Il continue en certifiant que la majorité des jeunes avaient choisi de rentrer chez eux, «alors le PDG leur demanda de quitter la salle et de préparer leur rapatriement».

Détruire les preuves et étouffer l’histoire   

De sa part, «Mustapha Ibrahim Mustapha» raconte que «les officiers émiratis, responsables de la sécurité du camp, avaient paniqués, suite aux protestations des Soudanais qui avaient insisté à connaitre le sort de leur compatriotes envoyés en Libye».

Il signale que les opérations de fouilles avaient été multipliées, cherchant des preuves contre eux et supprimant les vidéos qu’avaient filmées les jeunes sur leurs téléphones.

Un réseau de trafic des êtres humains

Pour éclaircir un peu plus cette affaire, un ancien policier, qui avait exercé auprès d’Interpol, affirme que «des militaires soudanais à la retraite, des policiers, des compagnies soudanaises de sécurité et l’administration des passeports étaient impliqués dans cette affaire».

Il explique qu’il s’agit d’une affaire de trafic des êtres humains, orchestrée par un réseau très dangereux, et signale que «pendant plus de 5 mois la compagnie émiratie, à travers deux agences de voyage soudanaise «Amanda» et «al-Amira», avait pu envoyer près de 880 jeunes, divisés en 3 groupes».

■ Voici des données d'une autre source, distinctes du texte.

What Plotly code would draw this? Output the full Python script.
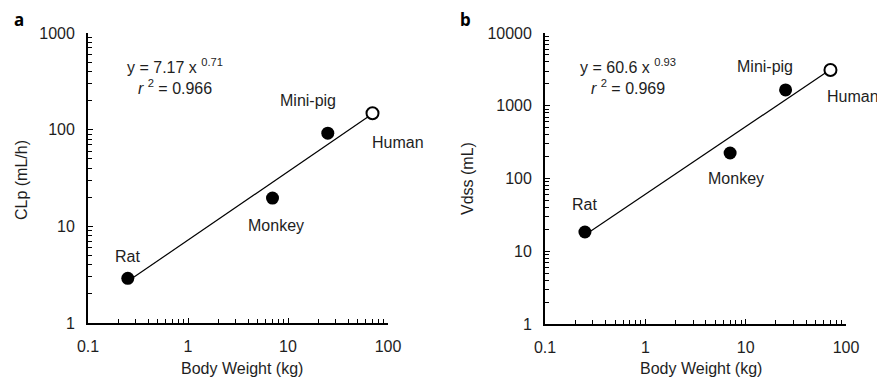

Exploiter les nécessites jusqu’au bout 

La source a notamment souligné le fait que les Émiratis obligeaient les Soudanais à choisir entre se joindre à leur armée pour sécuriser les régions pétrolières, en échange de 3 mille dollars, ou travailler dans la police ou dans des emplois de sécurité pour 1200 dollars, signalant que plusieurs étaient tentés par cette somme, «car ils étaient dans des situations économiques difficiles».

Dans ce contexte, elle indiqua qu’une fois de retour à Khartoum, l’agence «Amanda» a obligé les jeunes soudanais à signer des papiers, pour certifier qu’ils ne porteront aucune plainte contre elle ou contre la compagnie émiratie «Black Shield Security».

Rappelons toutefois, que le peuple soudanais, secoué par cette affaire, a organisé des manifestations dans tout le pays, dénonçant la politique tyrannique des EAU.